О его единственной песне. Стихи Винокурова не поются. Кроме одного. Но это не мы его заметили, а Бернес.
Напечатанное в «Новом мире» стихотворение «Москвичи» начиналось так:
Там синие просторы спокойной Сан — реки, там строгие костелы остры и высоки.
Лежат в земле, зеленой покрытые травой,
Сережка с Малой Бронной и Витька с Моховой…
А кончалось:
Где цоколь из фанеры — привал на пять минут!
По — польски пионеры о подвигах поют.
Бернес, решивший сделать из стихотворения песню, сразу сказал, что первый «куплет» нужно переделать, а последний убрать и вместо него написать другой. «Я скажу — о чем».
При личной встрече поэта и артиста выяснилось, что Винокуров уже сократил стихи. Он продолжал биться над ними и после напечатания. Он не просто освобождался от этих двух строф, — он избавлялся от прежнего мышления, стереотипов, штампов, сдирал с себя ошметки старой кожи. Бернес пришел в восторг, но через несколько дней заявил, что у песни нет конца. То есть у стихотворения он, может быть, есть, но для песни не годится:
Пылает свод бездонный,
И ночь шумит листвой Над тихой Малой Бронной,
Над тихой Моховой.
И началось то, что обычно бывает в таких случаях. Разговор на разных языках, непонимание, долгие бесцельные препирательства, ни на чем не основанная надежда, что исполнитель согласится с тобой. Как это мне все знакомо! Наконец поэт сдается:
Но помнит мир спасенный,
Мир вечный, мир живой Сережку с Малой Бронной И Витьку с Моховой.
Но чтобы добиться этого от поэта, какой нужно было обладать силой убеждения, обаяния, аргументацией, уверенностью, что нужно поступить именно так.
Любопытно, что, несмотря на успех и широкую известность песни, Винокуров при последующих изданиях стихотворения так и оставил свой вариант. Для него концовка песни выглядела слишком плакатно, прямолинейно, так же как для Бернеса концовка стихов была чересчур спокойной, статичной. Так они и остались каждый при своем мнении. И песня тоже осталась — одна из лучших песен, появившихся после войны.
Но я не сказал еще о ее мелодии. Откуда появился здесь Андрей Эшпай? Очень просто. Он буквально перед этим писал музыку к фильму «Ночной патруль», где снялся Бернес, и его работа понравилась артисту.
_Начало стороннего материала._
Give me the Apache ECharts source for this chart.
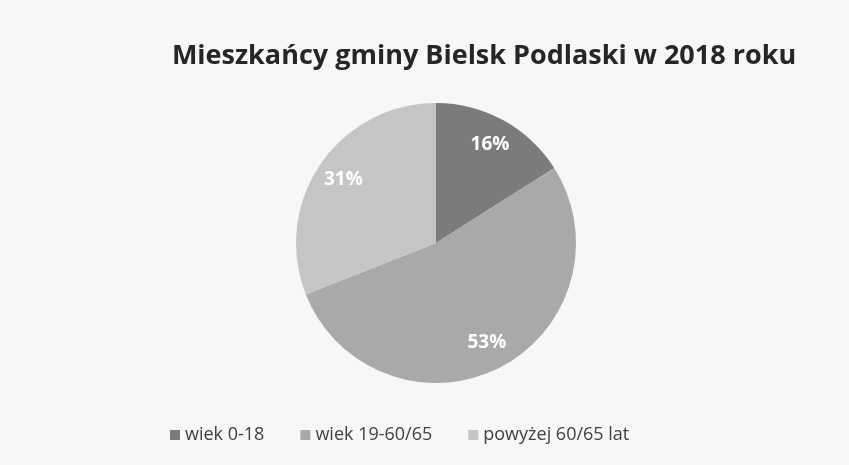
<!DOCTYPE html>
<html>
<head>
    <meta charset="UTF-8" />
    <title>Mieszkańcy gminy Bielsk Podlaski</title>
    <script src="https://cdn.jsdelivr.net/npm/echarts@6/dist/echarts.min.js"></script>
    <style>
        html, body { margin: 0; padding: 0; background: #f7f7f7; }
        #main { width: 849px; height: 465px; }
    </style>
</head>
<body>
<div id="main"></div>
<script>
var myChart = echarts.init(document.getElementById('main'));

// age groups and their shares (%)
var categories = ['wiek 0-18', 'wiek 19-60/65', 'powyżej 60/65 lat'];
var shares = [16, 53, 31];
var colors = ['#7b7b7b', '#a9a9a9', '#c5c5c5'];

var pieData = categories.map(function (name, i) {
    return { name: name, value: shares[i] };
});

var option = {
    backgroundColor: '#f7f7f7',
    color: colors,
    title: {
        text: 'Mieszkańcy gminy Bielsk Podlaski w 2018 roku',
        left: 479,
        textAlign: 'center',
        top: 38,
        textStyle: {
            fontFamily: 'Open Sans',
            fontSize: 27,
            fontWeight: 'bold',
            color: '#262626'
        }
    },
    legend: {
        top: 421,
        left: 165,
        itemWidth: 10,
        itemHeight: 10,
        itemGap: 36,
        icon: 'rect',
        textStyle: {
            fontFamily: 'Open Sans',
            fontSize: 18,
            color: '#404040'
        },
        data: categories
    },
    series: [
        {
            // the slices
            type: 'pie',
            center: [436, 243],
            radius: [0, 140],
            startAngle: 90,
            clockwise: true,
            label: { show: false },
            labelLine: { show: false },
            emphasis: { disabled: true },
            itemStyle: { borderWidth: 0 },
            data: pieData
        },
        {
            // transparent ring only used to push the labels outward
            type: 'pie',
            center: [436, 243],
            radius: [78, 140],
            startAngle: 90,
            clockwise: true,
            silent: true,
            itemStyle: { color: 'rgba(0,0,0,0)' },
            label: {
                show: true,
                position: 'inside',
                formatter: '{d}%',
                fontFamily: 'Open Sans',
                fontSize: 19,
                fontWeight: 'bold',
                color: '#ffffff'
            },
            labelLine: { show: false },
            emphasis: { disabled: true },
            data: pieData
        }
    ]
};

myChart.setOption(option);
</script>
</body>
</html>
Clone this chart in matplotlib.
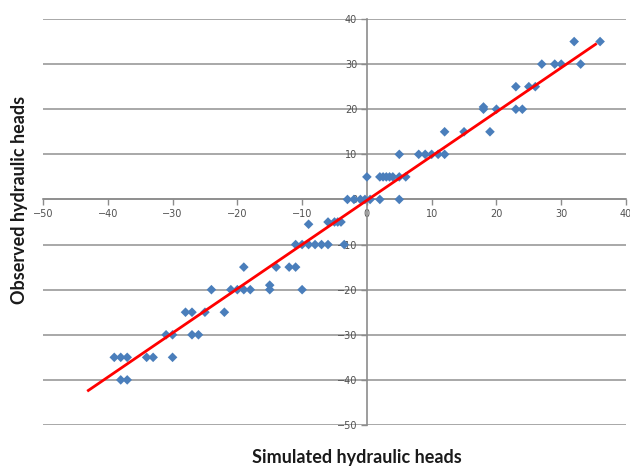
import matplotlib
matplotlib.use("Agg")
import matplotlib.pyplot as plt
import numpy as np

# Simulated (x) vs observed (y) hydraulic heads
sim_x = [-3, -2, -1, -0.3, 0.5, 2, 5,
         0, 2, 2.5, 3, 3.5, 4, 5, 6,
         5, 8, 9, 10, 11, 12,
         12, 15, 19,
         18, 18, 20, 23, 24,
         23, 25, 26,
         27, 29, 30, 33,
         32, 36,
         -9, -6, -5, -4.5, -4,
         -11, -10, -9, -8, -7, -6, -3.5,
         -19, -14, -12, -11,
         -24, -21, -20, -19, -18, -15, -15, -10,
         -28, -27, -25, -22,
         -31, -30, -27, -26,
         -39, -38, -37, -34, -33, -30,
         -38, -37]
obs_y = [0, 0, 0, 0, 0, 0, 0,
         5, 5, 5, 5, 5, 5, 5, 5,
         10, 10, 10, 10, 10, 10,
         15, 15, 15,
         20.5, 20, 20, 20, 20,
         25, 25, 25,
         30, 30, 30, 30,
         35, 35,
         -5.5, -5, -5, -5, -5,
         -10, -10, -10, -10, -10, -10, -10,
         -15, -15, -15, -15,
         -20, -20, -20, -20, -20, -20, -19, -20,
         -25, -25, -25, -25,
         -30, -30, -30, -30,
         -35, -35, -35, -35, -35, -35,
         -40, -40]

# Linear trend line (slope, intercept) and its x extent
trend_slope = 0.98
trend_intercept = -0.2
trend_x = [-43, 35.3]

x_ticks = [-50, -40, -30, -20, -10, 0, 10, 20, 30, 40]
y_ticks = [-50, -40, -30, -20, -10, 0, 10, 20, 30, 40]

fig = plt.figure(figsize=(6.30, 4.67), dpi=100)
ax = fig.add_axes([43/630, 1-425/467, (626-43)/630, (425-19)/467])

ax.set_xlim(-50, 40)
ax.set_ylim(-50, 40)

for yv in y_ticks:
    ax.axhline(yv, color="#a8a8a8", lw=1.4, zorder=0)

for s in ["top", "right"]:
    ax.spines[s].set_visible(False)
ax.spines["left"].set_position(("data", 0))
ax.spines["bottom"].set_position(("data", 0))
for s in ["left", "bottom"]:
    ax.spines[s].set_color("#8c8c8c")
    ax.spines[s].set_linewidth(1.2)

ax.set_xticks(x_ticks)
ax.set_yticks(y_ticks)
ax.tick_params(axis="both", direction="out", length=4, width=1.0,
               color="#8c8c8c", labelsize=7, labelcolor="#505050", pad=3)

ax.scatter(sim_x, obs_y, marker="D", s=24, color="#4a7ebb", edgecolors="none",
           zorder=3, clip_on=False)

tx = np.array(trend_x)
ax.plot(tx, trend_slope * tx + trend_intercept, color="#ff0000", lw=2, zorder=4)

fig.text(357/630, 1-458/467, "Simulated hydraulic heads", ha="center", va="center",
         fontsize=13, fontweight="bold", family="Lato", color="#1a1a1a")
fig.text(20/630, 1-200/467, "Observed hydraulic heads", ha="center", va="center",
         rotation=90, fontsize=13, fontweight="bold", family="Lato", color="#1a1a1a")

fig.savefig("out.png", dpi=100, facecolor="white")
Выбор вообще оказался попаданием в десятку. Эшпай был ровесником Винокурова, воевал поблизости от него, в Польше. Да и жил он на Бронной, только на Большой. Все сходилось, вызывало ответное чувство. А тут еще Бернес со стихами сам приехал к потрясенному композитору в его полуподвал. И Эшпай сочинил трогательную городскую мелодию с явственным для меня отголоском шарманки…
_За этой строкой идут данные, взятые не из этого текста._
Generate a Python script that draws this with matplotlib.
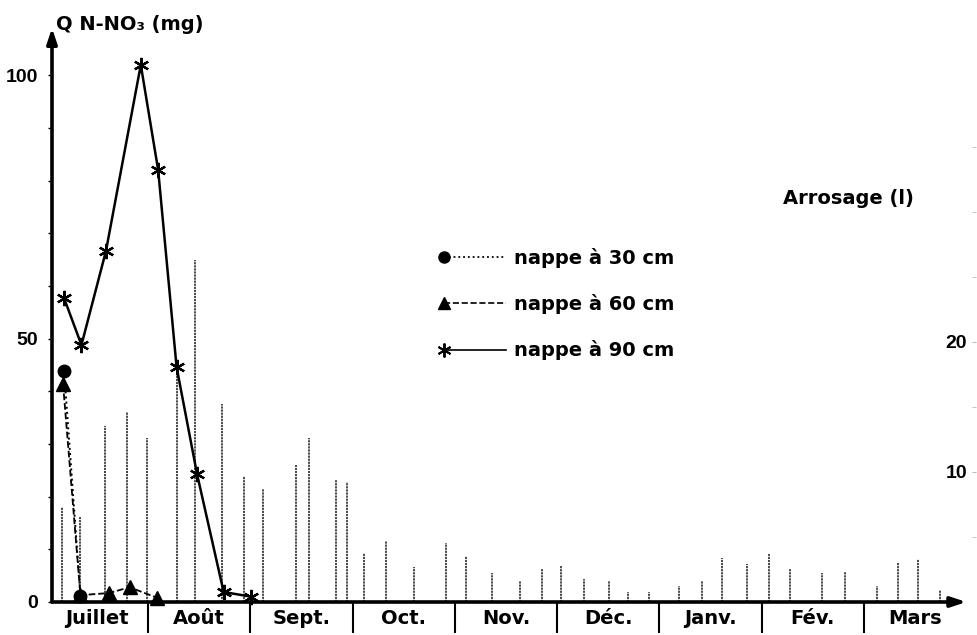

И наконец. Когда умер Женя, я позвонил вечером нашему институтскому однокашнику, известному прозаику. Повздыхали. И вдруг он попросил меня прочесть по телефону винокуровскую песню. Слушал, затаив дыхание, лишь переспросил в конце:
— «Не помнит мир спасенный»?
Я повторил как есть:
— «Но помнит мир спасенный».
— Нет, — сказал он грустно, — не помнит! Так точней…
А может, он и прав?
«Утешил!»
Как я уже говорил, критика долго упоминала нас с Женей только рядом, почти не различая.
Замечателен устный винокуровский рассказ середины пятидесятых, многократно им повторяемый, о том, как он пришел на прием к старому издательскому волку Н. В. Лесючевскому. Пришел с недоумением и жалобой на то, что рукопись его не ставят в план.